**DIRECTIONS:** Exactly as written, write out the lines below from the first to the one containing "Chart.register(...registerables);", inclusive. Pictures do not belong in the copy.

**SUPPLIED MATERIAL:**
◆ ◆ ◆ ◆

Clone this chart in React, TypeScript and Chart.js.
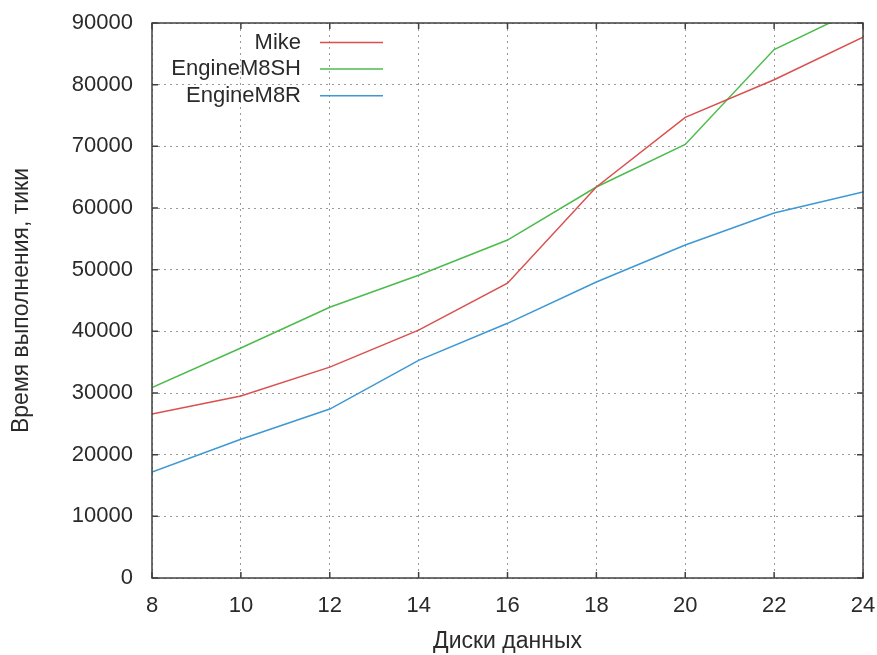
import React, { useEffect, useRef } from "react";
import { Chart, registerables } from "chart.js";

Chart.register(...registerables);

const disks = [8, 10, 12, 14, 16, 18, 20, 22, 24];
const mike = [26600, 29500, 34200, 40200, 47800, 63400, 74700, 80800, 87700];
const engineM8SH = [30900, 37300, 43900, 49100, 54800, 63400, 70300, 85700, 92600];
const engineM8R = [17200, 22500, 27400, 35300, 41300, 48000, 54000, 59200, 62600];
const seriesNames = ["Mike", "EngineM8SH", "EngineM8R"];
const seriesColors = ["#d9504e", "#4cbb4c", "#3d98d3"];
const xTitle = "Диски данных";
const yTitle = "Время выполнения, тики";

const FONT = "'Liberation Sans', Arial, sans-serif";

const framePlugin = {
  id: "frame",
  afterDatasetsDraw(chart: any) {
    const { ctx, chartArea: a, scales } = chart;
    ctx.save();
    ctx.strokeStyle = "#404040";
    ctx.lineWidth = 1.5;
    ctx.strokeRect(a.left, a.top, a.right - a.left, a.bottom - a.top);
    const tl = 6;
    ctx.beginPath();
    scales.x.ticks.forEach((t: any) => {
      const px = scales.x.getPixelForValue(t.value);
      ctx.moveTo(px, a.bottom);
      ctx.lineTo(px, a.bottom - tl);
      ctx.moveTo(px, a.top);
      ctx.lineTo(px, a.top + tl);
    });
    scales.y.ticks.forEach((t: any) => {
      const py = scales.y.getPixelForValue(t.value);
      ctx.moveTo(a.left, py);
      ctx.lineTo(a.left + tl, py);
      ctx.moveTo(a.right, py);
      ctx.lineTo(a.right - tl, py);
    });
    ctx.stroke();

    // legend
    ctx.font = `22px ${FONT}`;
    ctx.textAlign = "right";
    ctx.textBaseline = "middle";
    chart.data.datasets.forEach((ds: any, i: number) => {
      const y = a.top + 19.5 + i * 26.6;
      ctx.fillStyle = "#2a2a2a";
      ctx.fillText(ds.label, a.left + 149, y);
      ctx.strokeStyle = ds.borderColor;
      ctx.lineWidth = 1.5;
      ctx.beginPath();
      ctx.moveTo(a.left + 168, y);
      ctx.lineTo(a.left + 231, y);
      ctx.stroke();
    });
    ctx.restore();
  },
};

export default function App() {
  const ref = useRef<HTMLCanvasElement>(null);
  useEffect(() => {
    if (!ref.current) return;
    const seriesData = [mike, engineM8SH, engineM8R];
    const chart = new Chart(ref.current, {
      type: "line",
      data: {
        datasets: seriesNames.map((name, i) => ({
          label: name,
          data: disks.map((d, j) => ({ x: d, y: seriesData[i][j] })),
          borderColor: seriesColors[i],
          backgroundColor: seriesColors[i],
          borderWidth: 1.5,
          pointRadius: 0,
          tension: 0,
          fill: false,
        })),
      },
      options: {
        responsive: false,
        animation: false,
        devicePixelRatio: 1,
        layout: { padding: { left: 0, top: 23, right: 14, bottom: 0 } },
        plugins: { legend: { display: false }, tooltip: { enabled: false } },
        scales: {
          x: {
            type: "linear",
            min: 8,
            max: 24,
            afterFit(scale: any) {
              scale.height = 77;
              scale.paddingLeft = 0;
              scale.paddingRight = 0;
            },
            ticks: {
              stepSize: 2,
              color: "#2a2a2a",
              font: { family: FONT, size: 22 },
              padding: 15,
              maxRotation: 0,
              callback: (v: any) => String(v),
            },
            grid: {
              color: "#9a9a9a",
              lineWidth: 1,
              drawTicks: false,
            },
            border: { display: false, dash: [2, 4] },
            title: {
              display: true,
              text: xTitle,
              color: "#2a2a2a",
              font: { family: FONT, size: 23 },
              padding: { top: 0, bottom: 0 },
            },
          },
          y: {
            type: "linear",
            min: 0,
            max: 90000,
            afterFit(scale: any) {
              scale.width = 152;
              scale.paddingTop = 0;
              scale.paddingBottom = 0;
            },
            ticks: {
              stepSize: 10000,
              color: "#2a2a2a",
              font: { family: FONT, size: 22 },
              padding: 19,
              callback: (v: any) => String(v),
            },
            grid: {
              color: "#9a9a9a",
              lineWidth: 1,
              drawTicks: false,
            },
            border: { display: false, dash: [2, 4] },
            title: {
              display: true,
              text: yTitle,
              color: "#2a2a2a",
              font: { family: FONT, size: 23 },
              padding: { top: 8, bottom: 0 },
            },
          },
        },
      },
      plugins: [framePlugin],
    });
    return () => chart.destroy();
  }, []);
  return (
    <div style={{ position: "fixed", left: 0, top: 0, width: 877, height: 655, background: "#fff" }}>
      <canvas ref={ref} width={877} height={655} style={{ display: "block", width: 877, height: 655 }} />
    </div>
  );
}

◆ ◆ ◆ ◆

**EXPECTED OUTPUT:**
Clone this chart in React, TypeScript and Chart.js.
import React, { useEffect, useRef } from "react";
import { Chart, registerables } from "chart.js";

Chart.register(...registerables);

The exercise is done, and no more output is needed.